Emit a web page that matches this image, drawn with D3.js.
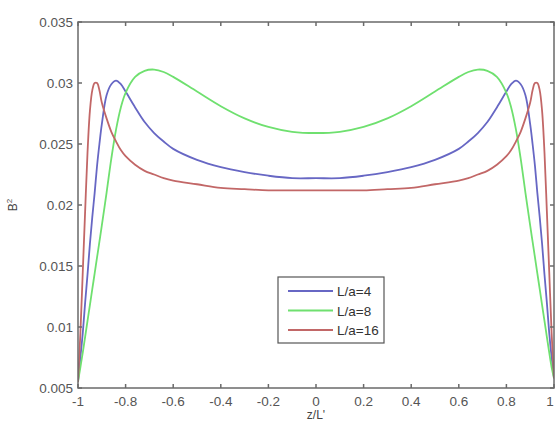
<!DOCTYPE html>
<html><head><meta charset="utf-8">
<script src="https://cdn.jsdelivr.net/npm/d3@7"></script>
<style>body{margin:0;background:#fff}svg{display:block}text{font-family:"Liberation Sans",Arial,sans-serif}</style>
</head><body>
<script>
const zValues = [-1,-0.99,-0.98,-0.97,-0.96,-0.95,-0.94,-0.93,-0.92,-0.91,-0.9,-0.88,-0.86,-0.84,-0.82,-0.8,-0.76,-0.72,-0.68,-0.64,-0.6,-0.5,-0.4,-0.3,-0.2,-0.1,0,
  0.1,0.2,0.3,0.4,0.5,0.6,0.64,0.68,0.72,0.76,0.8,0.82,0.84,0.86,0.88,0.9,0.91,0.92,0.93,0.94,0.95,0.96,0.97,0.98,0.99,1];
const seriesNames = ["L/a=4","L/a=8","L/a=16"];
const la4 = [0.0055,0.0075,0.0095,0.012,0.0143,0.0168,0.019,0.021,0.0232,0.025,0.0266,0.0290,0.0299,0.0302,0.0299,0.0293,0.0280,0.0268,0.0259,0.0252,0.0246,0.0237,0.0231,0.0227,0.0224,0.0222,0.0222,
  0.0222,0.0224,0.0227,0.0231,0.0237,0.0246,0.0252,0.0259,0.0268,0.0280,0.0293,0.0299,0.0302,0.0299,0.0290,0.0266,0.025,0.0232,0.021,0.019,0.0168,0.0143,0.012,0.0095,0.0075,0.0058];
const la8 = [0.0055,0.0067,0.0079,0.0092,0.0105,0.0118,0.0131,0.0144,0.0157,0.0170,0.0183,0.0210,0.0238,0.0262,0.0280,0.0292,0.0305,0.0310,0.0311,0.0309,0.0305,0.0293,0.0281,0.0271,0.0264,0.0260,0.0259,
  0.0260,0.0264,0.0271,0.0281,0.0293,0.0305,0.0309,0.0311,0.0310,0.0305,0.0292,0.0280,0.0262,0.0238,0.0210,0.0183,0.0170,0.0157,0.0144,0.0131,0.0118,0.0105,0.0092,0.0079,0.0067,0.0058];
const la16 = [0.0055,0.0095,0.0145,0.0195,0.0243,0.0277,0.0294,0.0300,0.0300,0.0294,0.0284,0.0271,0.0260,0.0252,0.0245,0.0240,0.0233,0.0228,0.0225,0.0222,0.0220,0.0217,0.0214,0.0213,0.0212,0.0212,0.0212,
  0.0212,0.0212,0.0213,0.0214,0.0217,0.0220,0.0222,0.0225,0.0228,0.0233,0.0240,0.0245,0.0252,0.0260,0.0271,0.0284,0.0294,0.0300,0.0300,0.0294,0.0277,0.0243,0.0195,0.0145,0.0095,0.0058];
const xTicks = [-1,-0.8,-0.6,-0.4,-0.2,0,0.2,0.4,0.6,0.8,1];
const yTicks = [0.005,0.01,0.015,0.02,0.025,0.03,0.035];
const colors = ["#6767c4","#6fe06f","#c26767"];

const W=556,H=423, L=78, R=554, T=22, B=388;
const svg=d3.select("body").append("svg").attr("width",W).attr("height",H);
const x=d3.scaleLinear().domain([-1,1]).range([L,R]);
const y=d3.scaleLinear().domain([0.005,0.035]).range([B,T]);
const axCol="#6a6a6a", txtCol="#555";

// curves
const data=[la4,la8,la16];
const line=d3.line().x((d,i)=>x(zValues[i])).y(d=>y(d)).curve(d3.curveCatmullRom.alpha(0.5));
svg.append("defs").append("clipPath").attr("id","c").append("rect").attr("x",L).attr("y",T).attr("width",R-L).attr("height",B-T);
const g=svg.append("g").attr("clip-path","url(#c)");
data.forEach((s,k)=>g.append("path").datum(s).attr("d",line).attr("fill","none").attr("stroke",colors[k]).attr("stroke-width",1.8));

// axes (box with inward ticks)
const ax=svg.append("g").attr("stroke",axCol).attr("stroke-width",1.5).attr("fill","none");
ax.append("rect").attr("x",L).attr("y",T).attr("width",R-L).attr("height",B-T);
const tl=4;
xTicks.forEach(t=>{ax.append("line").attr("x1",x(t)).attr("x2",x(t)).attr("y1",B).attr("y2",B-tl);
  ax.append("line").attr("x1",x(t)).attr("x2",x(t)).attr("y1",T).attr("y2",T+tl);});
yTicks.forEach(t=>{ax.append("line").attr("x1",L).attr("x2",L+tl).attr("y1",y(t)).attr("y2",y(t));
  ax.append("line").attr("x1",R).attr("x2",R-tl).attr("y1",y(t)).attr("y2",y(t));});

const fmt=v=>String(+v.toFixed(3));
svg.append("g").selectAll("text").data(xTicks).join("text").attr("x",d=>Math.min(x(d),W-6)).attr("y",406)
  .attr("text-anchor","middle").attr("font-size",13.5).attr("fill",txtCol).text(d=>fmt(d));
svg.append("g").selectAll("text").data(yTicks).join("text").attr("x",73).attr("y",d=>y(d)+5)
  .attr("text-anchor","end").attr("font-size",13.5).attr("fill",txtCol).text(d=>fmt(d));
svg.append("text").attr("x",316).attr("y",419).attr("text-anchor","middle").attr("font-size",12).attr("fill","#444").text("z/L'");
const yl=svg.append("text").attr("transform","translate(17,205) rotate(-90)").attr("text-anchor","middle").attr("font-size",12).attr("fill","#444");
yl.append("tspan").text("B");
yl.append("tspan").attr("dy",-5).attr("font-size",8).text("2");

// legend
const lg=svg.append("g");
lg.append("rect").attr("x",278).attr("y",277).attr("width",106).attr("height",66).attr("fill","#fff").attr("stroke","#555").attr("stroke-width",1.2);
seriesNames.forEach((n,i)=>{const yy=291+i*19.5;
  lg.append("line").attr("x1",288).attr("x2",333).attr("y1",yy).attr("y2",yy).attr("stroke",colors[i]).attr("stroke-width",1.8);
  lg.append("text").attr("x",337).attr("y",yy+5).attr("font-size",13.5).attr("fill","#333").text(n);});
</script>
</body></html>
------------------------------------
* _Aim of the exercise_
Go through the listing above and write it all out exactly, leaving out any picture.

* _Written reply_
Emit a web page that matches this image, drawn with D3.js.
<!DOCTYPE html>
<html><head><meta charset="utf-8">
<script src="https://cdn.jsdelivr.net/npm/d3@7"></script>
<style>body{margin:0;background:#fff}svg{display:block}text{font-family:"Liberation Sans",Arial,sans-serif}</style>
</head><body>
<script>
const zValues = [-1,-0.99,-0.98,-0.97,-0.96,-0.95,-0.94,-0.93,-0.92,-0.91,-0.9,-0.88,-0.86,-0.84,-0.82,-0.8,-0.76,-0.72,-0.68,-0.64,-0.6,-0.5,-0.4,-0.3,-0.2,-0.1,0,
  0.1,0.2,0.3,0.4,0.5,0.6,0.64,0.68,0.72,0.76,0.8,0.82,0.84,0.86,0.88,0.9,0.91,0.92,0.93,0.94,0.95,0.96,0.97,0.98,0.99,1];
const seriesNames = ["L/a=4","L/a=8","L/a=16"];
const la4 = [0.0055,0.0075,0.0095,0.012,0.0143,0.0168,0.019,0.021,0.0232,0.025,0.0266,0.0290,0.0299,0.0302,0.0299,0.0293,0.0280,0.0268,0.0259,0.0252,0.0246,0.0237,0.0231,0.0227,0.0224,0.0222,0.0222,
  0.0222,0.0224,0.0227,0.0231,0.0237,0.0246,0.0252,0.0259,0.0268,0.0280,0.0293,0.0299,0.0302,0.0299,0.0290,0.0266,0.025,0.0232,0.021,0.019,0.0168,0.0143,0.012,0.0095,0.0075,0.0058];
const la8 = [0.0055,0.0067,0.0079,0.0092,0.0105,0.0118,0.0131,0.0144,0.0157,0.0170,0.0183,0.0210,0.0238,0.0262,0.0280,0.0292,0.0305,0.0310,0.0311,0.0309,0.0305,0.0293,0.0281,0.0271,0.0264,0.0260,0.0259,
  0.0260,0.0264,0.0271,0.0281,0.0293,0.0305,0.0309,0.0311,0.0310,0.0305,0.0292,0.0280,0.0262,0.0238,0.0210,0.0183,0.0170,0.0157,0.0144,0.0131,0.0118,0.0105,0.0092,0.0079,0.0067,0.0058];
const la16 = [0.0055,0.0095,0.0145,0.0195,0.0243,0.0277,0.0294,0.0300,0.0300,0.0294,0.0284,0.0271,0.0260,0.0252,0.0245,0.0240,0.0233,0.0228,0.0225,0.0222,0.0220,0.0217,0.0214,0.0213,0.0212,0.0212,0.0212,
  0.0212,0.0212,0.0213,0.0214,0.0217,0.0220,0.0222,0.0225,0.0228,0.0233,0.0240,0.0245,0.0252,0.0260,0.0271,0.0284,0.0294,0.0300,0.0300,0.0294,0.0277,0.0243,0.0195,0.0145,0.0095,0.0058];
const xTicks = [-1,-0.8,-0.6,-0.4,-0.2,0,0.2,0.4,0.6,0.8,1];
const yTicks = [0.005,0.01,0.015,0.02,0.025,0.03,0.035];
const colors = ["#6767c4","#6fe06f","#c26767"];

const W=556,H=423, L=78, R=554, T=22, B=388;
const svg=d3.select("body").append("svg").attr("width",W).attr("height",H);
const x=d3.scaleLinear().domain([-1,1]).range([L,R]);
const y=d3.scaleLinear().domain([0.005,0.035]).range([B,T]);
const axCol="#6a6a6a", txtCol="#555";

// curves
const data=[la4,la8,la16];
const line=d3.line().x((d,i)=>x(zValues[i])).y(d=>y(d)).curve(d3.curveCatmullRom.alpha(0.5));
svg.append("defs").append("clipPath").attr("id","c").append("rect").attr("x",L).attr("y",T).attr("width",R-L).attr("height",B-T);
const g=svg.append("g").attr("clip-path","url(#c)");
data.forEach((s,k)=>g.append("path").datum(s).attr("d",line).attr("fill","none").attr("stroke",colors[k]).attr("stroke-width",1.8));

// axes (box with inward ticks)
const ax=svg.append("g").attr("stroke",axCol).attr("stroke-width",1.5).attr("fill","none");
ax.append("rect").attr("x",L).attr("y",T).attr("width",R-L).attr("height",B-T);
const tl=4;
xTicks.forEach(t=>{ax.append("line").attr("x1",x(t)).attr("x2",x(t)).attr("y1",B).attr("y2",B-tl);
  ax.append("line").attr("x1",x(t)).attr("x2",x(t)).attr("y1",T).attr("y2",T+tl);});
yTicks.forEach(t=>{ax.append("line").attr("x1",L).attr("x2",L+tl).attr("y1",y(t)).attr("y2",y(t));
  ax.append("line").attr("x1",R).attr("x2",R-tl).attr("y1",y(t)).attr("y2",y(t));});

const fmt=v=>String(+v.toFixed(3));
svg.append("g").selectAll("text").data(xTicks).join("text").attr("x",d=>Math.min(x(d),W-6)).attr("y",406)
  .attr("text-anchor","middle").attr("font-size",13.5).attr("fill",txtCol).text(d=>fmt(d));
svg.append("g").selectAll("text").data(yTicks).join("text").attr("x",73).attr("y",d=>y(d)+5)
  .attr("text-anchor","end").attr("font-size",13.5).attr("fill",txtCol).text(d=>fmt(d));
svg.append("text").attr("x",316).attr("y",419).attr("text-anchor","middle").attr("font-size",12).attr("fill","#444").text("z/L'");
const yl=svg.append("text").attr("transform","translate(17,205) rotate(-90)").attr("text-anchor","middle").attr("font-size",12).attr("fill","#444");
yl.append("tspan").text("B");
yl.append("tspan").attr("dy",-5).attr("font-size",8).text("2");

// legend
const lg=svg.append("g");
lg.append("rect").attr("x",278).attr("y",277).attr("width",106).attr("height",66).attr("fill","#fff").attr("stroke","#555").attr("stroke-width",1.2);
seriesNames.forEach((n,i)=>{const yy=291+i*19.5;
  lg.append("line").attr("x1",288).attr("x2",333).attr("y1",yy).attr("y2",yy).attr("stroke",colors[i]).attr("stroke-width",1.8);
  lg.append("text").attr("x",337).attr("y",yy+5).attr("font-size",13.5).attr("fill","#333").text(n);});
</script>
</body></html>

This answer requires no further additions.